--- Given instruction ---
Could you print all the entries exactly?

--- Data for this exercise ---

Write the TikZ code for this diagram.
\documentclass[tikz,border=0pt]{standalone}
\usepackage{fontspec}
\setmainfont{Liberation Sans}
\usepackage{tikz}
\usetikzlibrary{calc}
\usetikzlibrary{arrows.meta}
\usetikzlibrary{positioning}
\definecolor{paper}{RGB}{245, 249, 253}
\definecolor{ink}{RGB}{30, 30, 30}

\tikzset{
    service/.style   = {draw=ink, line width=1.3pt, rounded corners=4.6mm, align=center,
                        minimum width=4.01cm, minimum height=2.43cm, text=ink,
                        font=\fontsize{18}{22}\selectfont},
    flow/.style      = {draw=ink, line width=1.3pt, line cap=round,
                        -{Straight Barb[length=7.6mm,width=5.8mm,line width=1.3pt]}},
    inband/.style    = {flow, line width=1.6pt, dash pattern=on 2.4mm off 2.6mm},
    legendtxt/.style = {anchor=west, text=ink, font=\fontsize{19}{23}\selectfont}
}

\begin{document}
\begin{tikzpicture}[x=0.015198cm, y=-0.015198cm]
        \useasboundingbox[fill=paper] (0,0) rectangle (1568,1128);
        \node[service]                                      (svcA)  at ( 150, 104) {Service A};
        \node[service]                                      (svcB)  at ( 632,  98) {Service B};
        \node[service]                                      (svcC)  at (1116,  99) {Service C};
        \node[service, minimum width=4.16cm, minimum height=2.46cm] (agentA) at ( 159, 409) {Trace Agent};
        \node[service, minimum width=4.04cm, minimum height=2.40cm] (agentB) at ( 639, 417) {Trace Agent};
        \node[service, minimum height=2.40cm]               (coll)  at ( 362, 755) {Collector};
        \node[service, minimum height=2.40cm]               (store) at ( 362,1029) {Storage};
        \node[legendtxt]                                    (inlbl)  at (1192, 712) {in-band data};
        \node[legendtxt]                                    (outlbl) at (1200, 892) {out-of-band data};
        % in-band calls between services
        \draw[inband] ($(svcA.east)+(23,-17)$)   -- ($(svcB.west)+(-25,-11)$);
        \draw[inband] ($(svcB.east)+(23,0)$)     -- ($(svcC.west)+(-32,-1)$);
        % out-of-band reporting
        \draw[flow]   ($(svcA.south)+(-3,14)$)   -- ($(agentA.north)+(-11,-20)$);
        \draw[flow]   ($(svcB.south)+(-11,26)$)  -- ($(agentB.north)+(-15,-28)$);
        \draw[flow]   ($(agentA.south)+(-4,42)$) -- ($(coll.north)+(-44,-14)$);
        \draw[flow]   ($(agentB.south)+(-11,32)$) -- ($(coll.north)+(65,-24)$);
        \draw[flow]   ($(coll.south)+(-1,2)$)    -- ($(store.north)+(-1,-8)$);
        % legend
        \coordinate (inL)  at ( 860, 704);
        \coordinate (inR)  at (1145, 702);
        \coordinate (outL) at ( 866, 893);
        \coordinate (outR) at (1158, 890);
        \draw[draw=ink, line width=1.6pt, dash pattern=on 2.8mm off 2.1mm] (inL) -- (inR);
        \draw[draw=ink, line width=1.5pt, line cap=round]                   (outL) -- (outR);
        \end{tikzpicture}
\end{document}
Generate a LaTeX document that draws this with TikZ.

--- Exercise result ---
Write the TikZ code for this diagram.
\documentclass[tikz,border=0pt]{standalone}
\usepackage{fontspec}
\setmainfont{Liberation Sans}
\usepackage{tikz}
\usetikzlibrary{calc}
\usetikzlibrary{arrows.meta}
\usetikzlibrary{positioning}
\definecolor{paper}{RGB}{245, 249, 253}
\definecolor{ink}{RGB}{30, 30, 30}

\tikzset{
    service/.style   = {draw=ink, line width=1.3pt, rounded corners=4.6mm, align=center,
                        minimum width=4.01cm, minimum height=2.43cm, text=ink,
                        font=\fontsize{18}{22}\selectfont},
    flow/.style      = {draw=ink, line width=1.3pt, line cap=round,
                        -{Straight Barb[length=7.6mm,width=5.8mm,line width=1.3pt]}},
    inband/.style    = {flow, line width=1.6pt, dash pattern=on 2.4mm off 2.6mm},
    legendtxt/.style = {anchor=west, text=ink, font=\fontsize{19}{23}\selectfont}
}

\begin{document}
\begin{tikzpicture}[x=0.015198cm, y=-0.015198cm]
        \useasboundingbox[fill=paper] (0,0) rectangle (1568,1128);
        \node[service]                                      (svcA)  at ( 150, 104) {Service A};
        \node[service]                                      (svcB)  at ( 632,  98) {Service B};
        \node[service]                                      (svcC)  at (1116,  99) {Service C};
        \node[service, minimum width=4.16cm, minimum height=2.46cm] (agentA) at ( 159, 409) {Trace Agent};
        \node[service, minimum width=4.04cm, minimum height=2.40cm] (agentB) at ( 639, 417) {Trace Agent};
        \node[service, minimum height=2.40cm]               (coll)  at ( 362, 755) {Collector};
        \node[service, minimum height=2.40cm]               (store) at ( 362,1029) {Storage};
        \node[legendtxt]                                    (inlbl)  at (1192, 712) {in-band data};
        \node[legendtxt]                                    (outlbl) at (1200, 892) {out-of-band data};
        % in-band calls between services
        \draw[inband] ($(svcA.east)+(23,-17)$)   -- ($(svcB.west)+(-25,-11)$);
        \draw[inband] ($(svcB.east)+(23,0)$)     -- ($(svcC.west)+(-32,-1)$);
        % out-of-band reporting
        \draw[flow]   ($(svcA.south)+(-3,14)$)   -- ($(agentA.north)+(-11,-20)$);
        \draw[flow]   ($(svcB.south)+(-11,26)$)  -- ($(agentB.north)+(-15,-28)$);
        \draw[flow]   ($(agentA.south)+(-4,42)$) -- ($(coll.north)+(-44,-14)$);
        \draw[flow]   ($(agentB.south)+(-11,32)$) -- ($(coll.north)+(65,-24)$);
        \draw[flow]   ($(coll.south)+(-1,2)$)    -- ($(store.north)+(-1,-8)$);
        % legend
        \coordinate (inL)  at ( 860, 704);
        \coordinate (inR)  at (1145, 702);
        \coordinate (outL) at ( 866, 893);
        \coordinate (outR) at (1158, 890);
        \draw[draw=ink, line width=1.6pt, dash pattern=on 2.8mm off 2.1mm] (inL) -- (inR);
        \draw[draw=ink, line width=1.5pt, line cap=round]                   (outL) -- (outR);
        \end{tikzpicture}
\end{document}
Generate a LaTeX document that draws this with TikZ.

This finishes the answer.